Tu commences à comprendre à quoi servent insidieusement les tâcherons sur une chaîne de production. Bien qu'ils coûtent nettement plus cher à l'entreprise qu'un salarié ou qu'un intérimaire (on parle d'un coût pour l'entreprise pouvant aller jusqu'au double de celui d'un salarié), par leur motivation à produire un maximum, ils poussent les autres à suivre leur cadence sur la chaîne de production en créant un flou qui autorise les entreprises à se défaire de leur devoir de respect du code du travail. Ils laissent s'établir d'elle-même la main mise des tâcherons sur le reste des ouvriers de l'atelier.

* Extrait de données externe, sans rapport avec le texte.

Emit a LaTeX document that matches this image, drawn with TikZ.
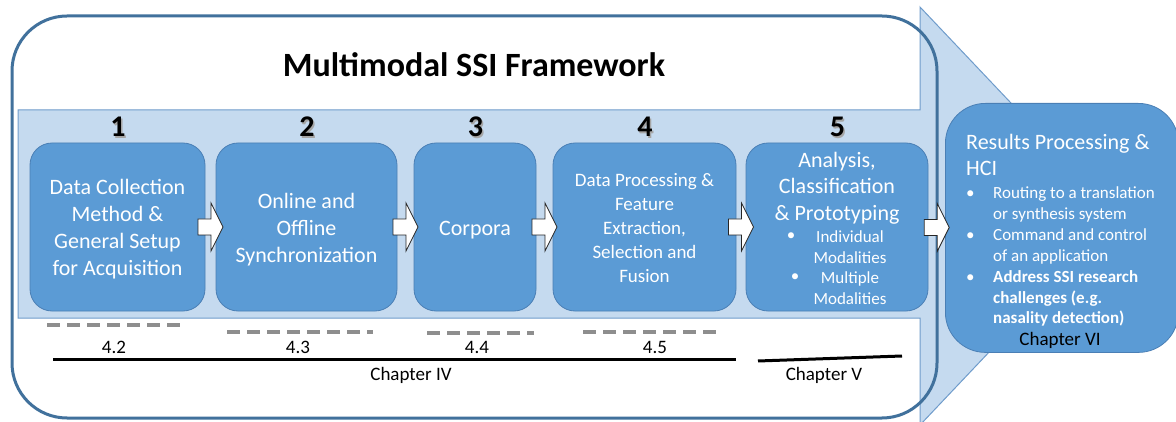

Un autre avantage pour le patron (déjà nettement moins pour les tâcherons) est de pouvoir placer des tâcherons sur les postes les plus dangereux qu'aucun salarié ou intérimaire ne serait tenu d'accepter. Dans la viande ce seront souvent les tâches faisant suite à l'abattage, qui sont encore pires que les étapes de transformation en atelier. Aussi hallucinant que cela puisse paraître, l'entreprise n'est pas tenue d'assurer la sécurité du tâcheron. Elle ne sera même pas tenue responsable en cas d'accident et l'accident ne sera évidemment pas couvert d'une quelconque manière par l'entreprise. Ce dernier point, fait que le tâcheronnat sert également de réserve de main d'œuvre facilement exploitable, qui sera tenue d'accepter n'importe quelle condition de travail, sous peine de non-reconduite du contrat de mission. D'un point de vue général on peut aussi dire qu'il aide à faire baisser les normes de sécurité de l'usine.

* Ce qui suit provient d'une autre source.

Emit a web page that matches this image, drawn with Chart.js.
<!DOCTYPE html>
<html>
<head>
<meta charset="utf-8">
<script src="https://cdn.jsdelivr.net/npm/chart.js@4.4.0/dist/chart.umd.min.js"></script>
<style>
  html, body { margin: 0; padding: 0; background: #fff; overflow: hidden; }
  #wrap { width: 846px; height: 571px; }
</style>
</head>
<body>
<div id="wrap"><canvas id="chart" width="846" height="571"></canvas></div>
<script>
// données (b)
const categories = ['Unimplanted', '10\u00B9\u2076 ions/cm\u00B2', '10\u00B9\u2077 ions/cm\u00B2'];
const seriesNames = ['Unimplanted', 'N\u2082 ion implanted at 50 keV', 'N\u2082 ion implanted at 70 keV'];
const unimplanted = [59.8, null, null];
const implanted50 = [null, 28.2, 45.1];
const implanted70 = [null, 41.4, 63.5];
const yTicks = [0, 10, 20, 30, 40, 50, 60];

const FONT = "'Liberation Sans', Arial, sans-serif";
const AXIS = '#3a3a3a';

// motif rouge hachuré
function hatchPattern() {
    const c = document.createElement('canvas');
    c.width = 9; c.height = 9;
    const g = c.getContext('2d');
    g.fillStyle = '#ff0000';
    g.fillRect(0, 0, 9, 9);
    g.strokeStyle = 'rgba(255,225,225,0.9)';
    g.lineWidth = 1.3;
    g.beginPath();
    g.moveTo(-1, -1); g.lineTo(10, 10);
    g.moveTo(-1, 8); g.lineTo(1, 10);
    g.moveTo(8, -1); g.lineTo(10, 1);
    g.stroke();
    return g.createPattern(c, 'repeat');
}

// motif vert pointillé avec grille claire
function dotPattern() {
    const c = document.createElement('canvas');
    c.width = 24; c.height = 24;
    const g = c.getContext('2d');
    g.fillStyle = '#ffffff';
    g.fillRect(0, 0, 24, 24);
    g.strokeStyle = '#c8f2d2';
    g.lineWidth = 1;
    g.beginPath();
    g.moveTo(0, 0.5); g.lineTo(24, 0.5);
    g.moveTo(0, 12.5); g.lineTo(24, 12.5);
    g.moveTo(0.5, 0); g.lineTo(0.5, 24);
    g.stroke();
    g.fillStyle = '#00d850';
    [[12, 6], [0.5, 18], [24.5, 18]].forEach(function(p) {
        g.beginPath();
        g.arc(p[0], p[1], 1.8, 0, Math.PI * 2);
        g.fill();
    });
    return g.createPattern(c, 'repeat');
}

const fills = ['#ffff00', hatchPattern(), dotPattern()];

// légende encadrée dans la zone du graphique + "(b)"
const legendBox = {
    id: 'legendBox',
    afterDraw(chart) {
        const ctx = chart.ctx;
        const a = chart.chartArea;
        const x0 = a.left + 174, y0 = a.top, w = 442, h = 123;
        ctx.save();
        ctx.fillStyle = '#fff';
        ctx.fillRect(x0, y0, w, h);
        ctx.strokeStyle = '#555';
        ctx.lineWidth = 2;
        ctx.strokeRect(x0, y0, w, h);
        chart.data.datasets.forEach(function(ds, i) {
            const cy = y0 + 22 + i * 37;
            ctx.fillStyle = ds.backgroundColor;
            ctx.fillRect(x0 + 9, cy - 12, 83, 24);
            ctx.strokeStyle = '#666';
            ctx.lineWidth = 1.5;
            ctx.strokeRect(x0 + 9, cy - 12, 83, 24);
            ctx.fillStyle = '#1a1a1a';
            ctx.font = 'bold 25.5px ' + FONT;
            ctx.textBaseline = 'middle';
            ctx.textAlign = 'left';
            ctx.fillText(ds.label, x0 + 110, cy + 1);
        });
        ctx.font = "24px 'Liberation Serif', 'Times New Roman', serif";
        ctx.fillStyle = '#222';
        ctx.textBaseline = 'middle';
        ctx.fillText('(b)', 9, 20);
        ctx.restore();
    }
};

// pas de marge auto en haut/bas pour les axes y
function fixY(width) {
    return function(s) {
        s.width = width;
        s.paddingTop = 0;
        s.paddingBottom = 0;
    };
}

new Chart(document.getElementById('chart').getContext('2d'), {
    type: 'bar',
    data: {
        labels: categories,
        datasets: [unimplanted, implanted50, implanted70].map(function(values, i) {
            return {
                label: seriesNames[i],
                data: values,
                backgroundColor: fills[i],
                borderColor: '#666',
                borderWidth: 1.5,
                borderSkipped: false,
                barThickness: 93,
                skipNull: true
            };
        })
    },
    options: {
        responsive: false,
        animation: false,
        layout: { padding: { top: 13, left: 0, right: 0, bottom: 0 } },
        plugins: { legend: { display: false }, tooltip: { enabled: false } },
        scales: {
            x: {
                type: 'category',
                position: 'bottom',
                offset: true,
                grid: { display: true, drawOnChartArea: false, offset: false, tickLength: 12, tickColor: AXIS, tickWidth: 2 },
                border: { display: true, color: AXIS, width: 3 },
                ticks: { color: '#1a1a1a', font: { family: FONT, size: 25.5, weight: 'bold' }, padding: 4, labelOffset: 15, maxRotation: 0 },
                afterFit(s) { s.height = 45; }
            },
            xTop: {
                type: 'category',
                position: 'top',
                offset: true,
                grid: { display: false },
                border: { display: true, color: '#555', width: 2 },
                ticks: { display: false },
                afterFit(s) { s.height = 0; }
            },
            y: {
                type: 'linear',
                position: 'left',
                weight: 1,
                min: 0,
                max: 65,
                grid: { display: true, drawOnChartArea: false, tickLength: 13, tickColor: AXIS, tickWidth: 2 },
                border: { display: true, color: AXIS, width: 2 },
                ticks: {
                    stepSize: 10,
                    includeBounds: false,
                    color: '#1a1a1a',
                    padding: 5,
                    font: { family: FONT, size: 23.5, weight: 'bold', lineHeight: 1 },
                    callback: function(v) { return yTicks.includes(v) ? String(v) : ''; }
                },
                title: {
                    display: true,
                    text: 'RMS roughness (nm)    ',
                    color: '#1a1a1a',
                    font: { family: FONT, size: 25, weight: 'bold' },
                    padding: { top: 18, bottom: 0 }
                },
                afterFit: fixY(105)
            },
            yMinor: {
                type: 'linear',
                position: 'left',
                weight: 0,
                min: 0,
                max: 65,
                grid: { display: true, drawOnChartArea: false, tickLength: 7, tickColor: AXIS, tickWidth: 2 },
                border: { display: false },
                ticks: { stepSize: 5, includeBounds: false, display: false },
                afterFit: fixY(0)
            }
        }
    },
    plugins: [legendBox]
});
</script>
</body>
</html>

Quand, en plus, on sait qu'il est possible de se déclarer auto-entrepreneur et de proposer ses services en tant que tâcheron à n'importe quelle entreprise. Il est facile d'imaginer l'avenir que peut avoir à la fois l'auto-entrepreneuriat et le tâcheronnat dans l'industrie de la viande et évidemment les autres. C'est à dire qu'au lieu de disparaître comme la rumeur a voulu le laisser croire, le tâcheronnat risque au contraire de devenir de plus en plus courant.
Ma source principale pour les chiffres, les termes techniques et légaux est :
Célérier Sylvie, « Le salariat dans la chair » Ambivalences du tâcheronnat dans les industries de viande de volaille, in Patrick Cingolani , Un travail sans limites ? ERES « Clinique du travail», 2012 p. 81-100. DOI : 10.3917/eres.cingo.2012.01.0081
Il y a malheureusement très peu d'autres sources à ce sujet et beaucoup de «on-dit» c'est pourquoi je tenais à publier ce texte.